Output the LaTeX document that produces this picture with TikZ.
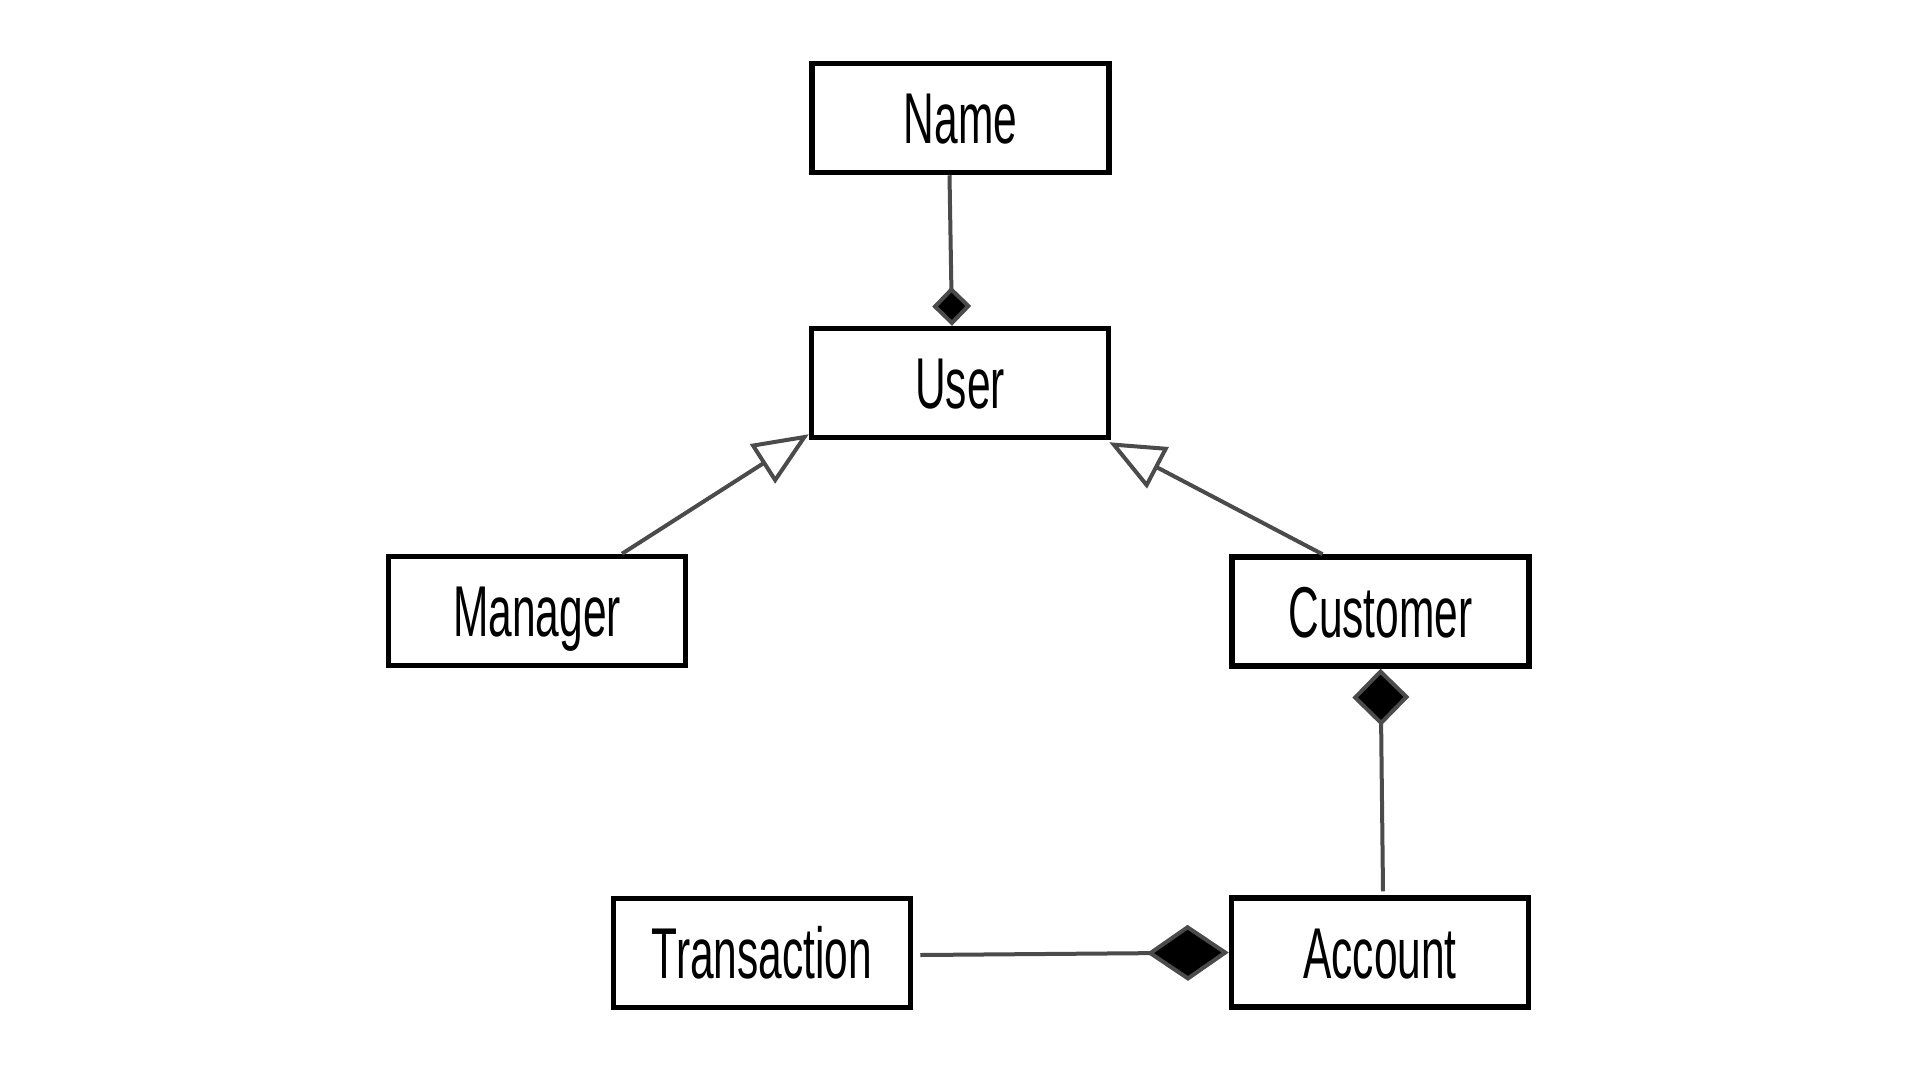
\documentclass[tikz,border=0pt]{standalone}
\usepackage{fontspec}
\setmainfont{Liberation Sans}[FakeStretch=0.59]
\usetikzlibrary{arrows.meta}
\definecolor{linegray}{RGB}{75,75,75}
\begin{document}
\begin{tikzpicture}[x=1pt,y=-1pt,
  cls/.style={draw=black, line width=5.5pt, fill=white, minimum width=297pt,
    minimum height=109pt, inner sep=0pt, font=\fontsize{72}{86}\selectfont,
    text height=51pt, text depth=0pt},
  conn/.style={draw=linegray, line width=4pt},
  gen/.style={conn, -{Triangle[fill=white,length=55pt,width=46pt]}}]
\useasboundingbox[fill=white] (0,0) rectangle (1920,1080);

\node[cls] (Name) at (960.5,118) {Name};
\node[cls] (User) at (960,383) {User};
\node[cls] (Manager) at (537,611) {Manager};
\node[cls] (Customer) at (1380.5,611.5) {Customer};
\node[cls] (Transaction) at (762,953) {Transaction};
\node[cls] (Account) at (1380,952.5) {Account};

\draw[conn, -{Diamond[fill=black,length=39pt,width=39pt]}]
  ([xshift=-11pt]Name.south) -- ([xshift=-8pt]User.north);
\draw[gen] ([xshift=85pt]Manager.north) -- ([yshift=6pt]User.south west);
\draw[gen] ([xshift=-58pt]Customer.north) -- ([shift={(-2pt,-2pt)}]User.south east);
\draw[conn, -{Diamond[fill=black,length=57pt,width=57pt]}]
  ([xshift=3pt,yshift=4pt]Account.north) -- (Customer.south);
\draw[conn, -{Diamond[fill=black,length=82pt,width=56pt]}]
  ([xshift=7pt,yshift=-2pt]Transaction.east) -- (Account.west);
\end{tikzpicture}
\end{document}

* Your objective *
From the first line of the material down to the line containing "(0,0) rectangle (1920,1080);", inclusive, return each line exactly, skipping any picture.

* Solution to the exercise *
Output the LaTeX document that produces this picture with TikZ.
\documentclass[tikz,border=0pt]{standalone}
\usepackage{fontspec}
\setmainfont{Liberation Sans}[FakeStretch=0.59]
\usetikzlibrary{arrows.meta}
\definecolor{linegray}{RGB}{75,75,75}
\begin{document}
\begin{tikzpicture}[x=1pt,y=-1pt,
  cls/.style={draw=black, line width=5.5pt, fill=white, minimum width=297pt,
    minimum height=109pt, inner sep=0pt, font=\fontsize{72}{86}\selectfont,
    text height=51pt, text depth=0pt},
  conn/.style={draw=linegray, line width=4pt},
  gen/.style={conn, -{Triangle[fill=white,length=55pt,width=46pt]}}]
\useasboundingbox[fill=white] (0,0) rectangle (1920,1080);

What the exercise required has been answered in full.